* **STORED DATA**
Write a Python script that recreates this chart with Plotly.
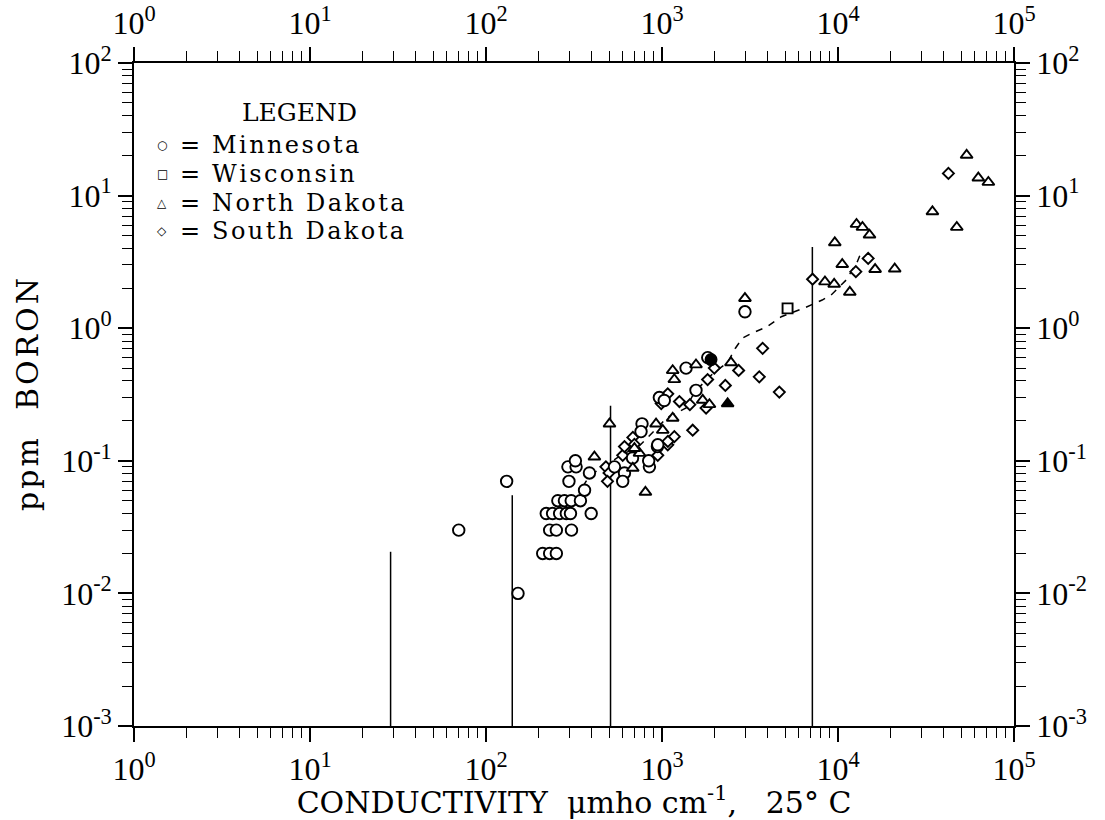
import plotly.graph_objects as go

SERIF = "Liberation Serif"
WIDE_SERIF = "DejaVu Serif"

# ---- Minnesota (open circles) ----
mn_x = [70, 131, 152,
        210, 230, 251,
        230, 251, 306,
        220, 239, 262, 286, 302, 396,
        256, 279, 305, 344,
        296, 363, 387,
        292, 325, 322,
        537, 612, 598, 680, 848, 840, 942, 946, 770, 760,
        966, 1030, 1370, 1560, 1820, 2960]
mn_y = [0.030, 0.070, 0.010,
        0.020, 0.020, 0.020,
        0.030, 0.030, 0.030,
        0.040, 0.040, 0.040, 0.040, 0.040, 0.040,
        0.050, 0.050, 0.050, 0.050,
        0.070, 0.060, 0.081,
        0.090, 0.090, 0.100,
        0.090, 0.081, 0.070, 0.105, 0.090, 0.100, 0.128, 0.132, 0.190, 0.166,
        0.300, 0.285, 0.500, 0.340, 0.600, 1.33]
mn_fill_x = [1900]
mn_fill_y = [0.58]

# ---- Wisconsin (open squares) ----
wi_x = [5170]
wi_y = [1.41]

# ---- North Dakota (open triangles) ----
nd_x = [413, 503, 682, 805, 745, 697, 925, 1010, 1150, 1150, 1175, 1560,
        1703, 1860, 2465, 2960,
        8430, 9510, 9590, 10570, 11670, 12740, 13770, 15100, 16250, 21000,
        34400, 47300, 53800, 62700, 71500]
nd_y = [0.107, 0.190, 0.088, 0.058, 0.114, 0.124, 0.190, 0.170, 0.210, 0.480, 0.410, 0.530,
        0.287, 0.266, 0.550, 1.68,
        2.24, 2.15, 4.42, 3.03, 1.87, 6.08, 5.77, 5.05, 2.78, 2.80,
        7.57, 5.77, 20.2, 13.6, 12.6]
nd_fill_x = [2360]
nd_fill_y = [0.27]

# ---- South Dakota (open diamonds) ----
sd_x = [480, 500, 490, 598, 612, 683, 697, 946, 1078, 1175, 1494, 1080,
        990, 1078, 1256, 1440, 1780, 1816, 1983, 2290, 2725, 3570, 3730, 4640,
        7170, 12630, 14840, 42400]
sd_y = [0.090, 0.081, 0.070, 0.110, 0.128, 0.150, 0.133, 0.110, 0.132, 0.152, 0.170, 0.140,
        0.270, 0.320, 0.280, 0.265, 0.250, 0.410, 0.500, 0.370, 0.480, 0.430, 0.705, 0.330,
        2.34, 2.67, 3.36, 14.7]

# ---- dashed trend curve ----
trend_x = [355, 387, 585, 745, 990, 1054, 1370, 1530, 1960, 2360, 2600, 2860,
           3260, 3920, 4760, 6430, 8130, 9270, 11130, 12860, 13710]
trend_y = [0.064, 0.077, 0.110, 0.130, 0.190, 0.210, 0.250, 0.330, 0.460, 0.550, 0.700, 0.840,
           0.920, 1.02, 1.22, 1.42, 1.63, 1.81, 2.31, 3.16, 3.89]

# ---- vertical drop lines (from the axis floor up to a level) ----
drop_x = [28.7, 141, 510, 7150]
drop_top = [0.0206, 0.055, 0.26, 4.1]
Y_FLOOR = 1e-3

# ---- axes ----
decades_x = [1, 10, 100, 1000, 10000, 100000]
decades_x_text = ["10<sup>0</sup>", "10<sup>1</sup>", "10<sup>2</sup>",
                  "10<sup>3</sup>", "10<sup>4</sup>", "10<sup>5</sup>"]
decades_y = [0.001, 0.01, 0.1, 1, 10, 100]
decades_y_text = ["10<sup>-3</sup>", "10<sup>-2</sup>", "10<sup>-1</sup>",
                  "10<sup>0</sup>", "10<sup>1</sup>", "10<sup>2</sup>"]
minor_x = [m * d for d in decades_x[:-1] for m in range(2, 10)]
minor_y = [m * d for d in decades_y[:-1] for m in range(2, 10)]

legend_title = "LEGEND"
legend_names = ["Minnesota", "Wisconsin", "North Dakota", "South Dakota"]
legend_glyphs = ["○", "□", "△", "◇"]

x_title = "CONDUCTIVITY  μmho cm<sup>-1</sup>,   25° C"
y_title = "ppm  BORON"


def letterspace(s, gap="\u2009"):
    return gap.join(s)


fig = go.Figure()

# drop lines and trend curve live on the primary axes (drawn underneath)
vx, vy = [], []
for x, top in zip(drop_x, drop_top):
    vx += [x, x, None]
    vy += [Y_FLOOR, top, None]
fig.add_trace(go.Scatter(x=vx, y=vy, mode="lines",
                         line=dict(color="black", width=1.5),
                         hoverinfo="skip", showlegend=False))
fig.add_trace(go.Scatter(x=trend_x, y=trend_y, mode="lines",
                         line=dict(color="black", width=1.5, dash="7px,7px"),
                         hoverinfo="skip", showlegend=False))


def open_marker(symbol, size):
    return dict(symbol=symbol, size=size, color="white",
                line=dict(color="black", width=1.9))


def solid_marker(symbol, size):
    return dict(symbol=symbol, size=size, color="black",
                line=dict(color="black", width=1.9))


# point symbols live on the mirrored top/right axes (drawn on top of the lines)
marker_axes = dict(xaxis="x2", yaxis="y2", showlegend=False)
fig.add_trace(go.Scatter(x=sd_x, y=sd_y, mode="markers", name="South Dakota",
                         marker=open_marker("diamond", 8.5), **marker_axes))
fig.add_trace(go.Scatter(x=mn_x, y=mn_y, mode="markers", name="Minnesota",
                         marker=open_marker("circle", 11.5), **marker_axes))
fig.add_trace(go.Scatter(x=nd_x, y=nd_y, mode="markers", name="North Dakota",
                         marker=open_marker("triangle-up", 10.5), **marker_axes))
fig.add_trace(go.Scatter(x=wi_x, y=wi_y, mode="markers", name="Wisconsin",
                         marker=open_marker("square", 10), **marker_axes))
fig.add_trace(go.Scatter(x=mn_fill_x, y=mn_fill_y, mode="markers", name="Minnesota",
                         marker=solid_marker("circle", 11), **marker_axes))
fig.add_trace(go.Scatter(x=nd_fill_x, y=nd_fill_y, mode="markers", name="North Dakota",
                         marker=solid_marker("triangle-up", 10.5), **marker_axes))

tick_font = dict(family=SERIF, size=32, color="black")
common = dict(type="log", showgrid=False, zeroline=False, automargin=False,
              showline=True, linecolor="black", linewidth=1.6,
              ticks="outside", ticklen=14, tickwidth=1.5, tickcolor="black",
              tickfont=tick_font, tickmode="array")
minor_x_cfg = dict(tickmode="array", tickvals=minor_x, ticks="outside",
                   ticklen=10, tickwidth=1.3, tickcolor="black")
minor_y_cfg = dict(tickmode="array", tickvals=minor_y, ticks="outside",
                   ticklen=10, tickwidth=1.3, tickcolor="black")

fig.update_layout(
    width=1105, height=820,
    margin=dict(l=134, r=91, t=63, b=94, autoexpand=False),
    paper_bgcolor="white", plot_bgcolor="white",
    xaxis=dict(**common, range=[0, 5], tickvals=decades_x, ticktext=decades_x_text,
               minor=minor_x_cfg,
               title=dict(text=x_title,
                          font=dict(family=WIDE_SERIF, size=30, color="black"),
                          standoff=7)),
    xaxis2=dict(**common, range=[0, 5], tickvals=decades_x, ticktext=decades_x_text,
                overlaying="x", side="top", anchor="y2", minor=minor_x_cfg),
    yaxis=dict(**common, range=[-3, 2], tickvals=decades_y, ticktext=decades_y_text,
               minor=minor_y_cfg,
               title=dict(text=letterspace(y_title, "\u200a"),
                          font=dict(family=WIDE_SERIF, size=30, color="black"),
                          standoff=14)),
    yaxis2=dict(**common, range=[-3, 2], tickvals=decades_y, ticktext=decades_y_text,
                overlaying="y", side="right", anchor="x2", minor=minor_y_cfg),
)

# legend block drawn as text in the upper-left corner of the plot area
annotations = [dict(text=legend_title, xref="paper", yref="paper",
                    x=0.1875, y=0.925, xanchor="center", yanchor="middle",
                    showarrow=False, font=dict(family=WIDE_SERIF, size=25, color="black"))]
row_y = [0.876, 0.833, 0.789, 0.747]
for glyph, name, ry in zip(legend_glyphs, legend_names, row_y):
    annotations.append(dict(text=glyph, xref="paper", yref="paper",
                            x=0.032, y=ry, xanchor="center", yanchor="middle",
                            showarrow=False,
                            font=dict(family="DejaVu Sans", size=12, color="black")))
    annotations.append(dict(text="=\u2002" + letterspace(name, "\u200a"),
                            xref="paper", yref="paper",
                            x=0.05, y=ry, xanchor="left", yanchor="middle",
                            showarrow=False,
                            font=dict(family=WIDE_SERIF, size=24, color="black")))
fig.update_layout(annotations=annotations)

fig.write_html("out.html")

* **PROBLEM REQUIREMENTS**
Please quote the lines of the material, beginning with the first and ending with the one that contains "2.34, 2.67, 3.36, 14.7]", exactly as written and without any pictures.

* **SOLUTION TO THIS TASK**
Write a Python script that recreates this chart with Plotly.
import plotly.graph_objects as go

SERIF = "Liberation Serif"
WIDE_SERIF = "DejaVu Serif"

# ---- Minnesota (open circles) ----
mn_x = [70, 131, 152,
        210, 230, 251,
        230, 251, 306,
        220, 239, 262, 286, 302, 396,
        256, 279, 305, 344,
        296, 363, 387,
        292, 325, 322,
        537, 612, 598, 680, 848, 840, 942, 946, 770, 760,
        966, 1030, 1370, 1560, 1820, 2960]
mn_y = [0.030, 0.070, 0.010,
        0.020, 0.020, 0.020,
        0.030, 0.030, 0.030,
        0.040, 0.040, 0.040, 0.040, 0.040, 0.040,
        0.050, 0.050, 0.050, 0.050,
        0.070, 0.060, 0.081,
        0.090, 0.090, 0.100,
        0.090, 0.081, 0.070, 0.105, 0.090, 0.100, 0.128, 0.132, 0.190, 0.166,
        0.300, 0.285, 0.500, 0.340, 0.600, 1.33]
mn_fill_x = [1900]
mn_fill_y = [0.58]

# ---- Wisconsin (open squares) ----
wi_x = [5170]
wi_y = [1.41]

# ---- North Dakota (open triangles) ----
nd_x = [413, 503, 682, 805, 745, 697, 925, 1010, 1150, 1150, 1175, 1560,
        1703, 1860, 2465, 2960,
        8430, 9510, 9590, 10570, 11670, 12740, 13770, 15100, 16250, 21000,
        34400, 47300, 53800, 62700, 71500]
nd_y = [0.107, 0.190, 0.088, 0.058, 0.114, 0.124, 0.190, 0.170, 0.210, 0.480, 0.410, 0.530,
        0.287, 0.266, 0.550, 1.68,
        2.24, 2.15, 4.42, 3.03, 1.87, 6.08, 5.77, 5.05, 2.78, 2.80,
        7.57, 5.77, 20.2, 13.6, 12.6]
nd_fill_x = [2360]
nd_fill_y = [0.27]

# ---- South Dakota (open diamonds) ----
sd_x = [480, 500, 490, 598, 612, 683, 697, 946, 1078, 1175, 1494, 1080,
        990, 1078, 1256, 1440, 1780, 1816, 1983, 2290, 2725, 3570, 3730, 4640,
        7170, 12630, 14840, 42400]
sd_y = [0.090, 0.081, 0.070, 0.110, 0.128, 0.150, 0.133, 0.110, 0.132, 0.152, 0.170, 0.140,
        0.270, 0.320, 0.280, 0.265, 0.250, 0.410, 0.500, 0.370, 0.480, 0.430, 0.705, 0.330,
        2.34, 2.67, 3.36, 14.7]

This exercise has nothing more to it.